Technology is changing the landscape of industries around the world. Many jobs that existed in the past are slowly phasing out and data says that over the next five years, 9% of India’s 600 million workforce will hold jobs that do not exist yet. In such a time, the only thing that can save us is re-skilling and learnability.
Wipro Chairman Rishad Premji, the son of business tycoon and philanthropist Azim Premji conversed with Rahul Kanwal at the India Today Conclave Mumbai 2019 on how re-skilling and learnability are the top skills for tomorrow’s workforce.
“Jobs are dynamically changing,” says Rishad Premji. He says that unless we are looking into specific jobs such as doctors and lawyers, it is very difficult to explain what to expect in the future of jobs.
“But to get into more broad-based jobs, you’ve got to have a mindset of being reskillable and re-trainable and be open to continuous learning,” he adds.
Is India ready to leverage its demographic dividend?
India is set to be the world’s youngest country by 2020 but are we ready with the need for employment opportunities for the youth? Rahul Kanwal mentions how recent data notes that 10% GDP growth allows for 1% new employment.
Premji says that reskilling is what should be the focus area now. And that is what allowed for the IT industry to boom.
“The big mindset shift that has happened in people is that they are recognising that if they don’t reskill themselves, they will get left behind,” he says.

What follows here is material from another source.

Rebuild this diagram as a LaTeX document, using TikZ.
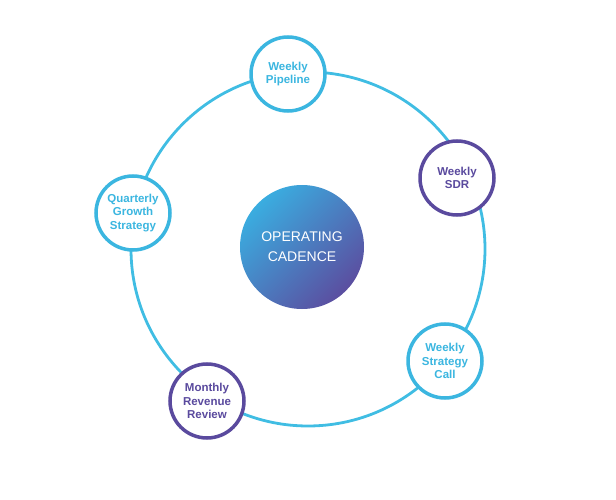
\documentclass[tikz,border=0pt]{standalone}
\usepackage{fontspec}
\setmainfont{Liberation Sans}
\definecolor{ringblue}{HTML}{40BDE3}
\definecolor{stageblue}{HTML}{3BB6E0}
\definecolor{stagepurple}{HTML}{5A4A9E}
\definecolor{shadeblue}{HTML}{3AADE0}
\definecolor{shadepurple}{HTML}{5B4EA0}
\begin{document}
\begin{tikzpicture}[x=1pt, y=-1pt,
    stage/.style={circle, draw, fill=white, line width=3.5pt, minimum size=74pt, inner sep=0pt, align=center, font=\bfseries\fontsize{11.5}{13.2}\selectfont},
    bluestage/.style={stage, draw=stageblue, text=stageblue},
    purplestage/.style={stage, draw=stagepurple, text=stagepurple}]
    \useasboundingbox (0,0) rectangle (616,500);
    \draw[ringblue, line width=2.8pt] (308,249) circle[radius=177pt];

    \node[circle, minimum size=124pt, inner sep=0pt, top color=shadeblue, bottom color=shadepurple, shading angle=45, text=white, align=center, font=\fontsize{14}{20}\selectfont] (cadence) at (302,247) {OPERATING\\CADENCE};

    \node[bluestage] (pipeline) at (288,74) {Weekly\\Pipeline};
    \node[purplestage] (sdr) at (457,178) {Weekly\\SDR};
    \node[bluestage] (call) at (445,361) {Weekly\\Strategy\\Call};
    \node[purplestage] (revenue) at (207,401) {Monthly\\Revenue\\Review};
    \node[bluestage] (growth) at (133,213) {Quarterly\\Growth\\Strategy};
\end{tikzpicture}
\end{document}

The second thing that Premji said we need to look at is understanding how to work with universities to enhance the capacity of teachers by leveraging human plus online intervention so that they can create students who will be better able to harness the power of technology.
“The third thing in which the government is also playing a very important role in is how to open up this platform to citizens,” he says.
How do you bring up children for future jobs that don’t exist?
Over the next 5 years, 9% of India’s 600 million workforce will hold jobs that do not exist yet, Rahul Kanwal cited a Nasscom report. So how is Premji thinking about bringing up a young child in a world like this?
“I think the biggest skill is learnability and continuous learning, that is the most important non-technical skill you can develop,” says Premji.
He says that people often fixated on one skill and he would rather teach his child on how to be always open to new skills.
“If I look for two things in people, it is learnability and teamwork,” says the Wipro chairman.
“Those who don’t have learnability get fixated on ideas and then get left behind,” he adds.
Do you think the graduates coming out of Indian colleges now are placed well enough to use the workforce of the future?
“Companies spend a lot of time training graduates,” Premji explains.
He says that if companies spent time with universities in upskilling measures, the situation could be improved.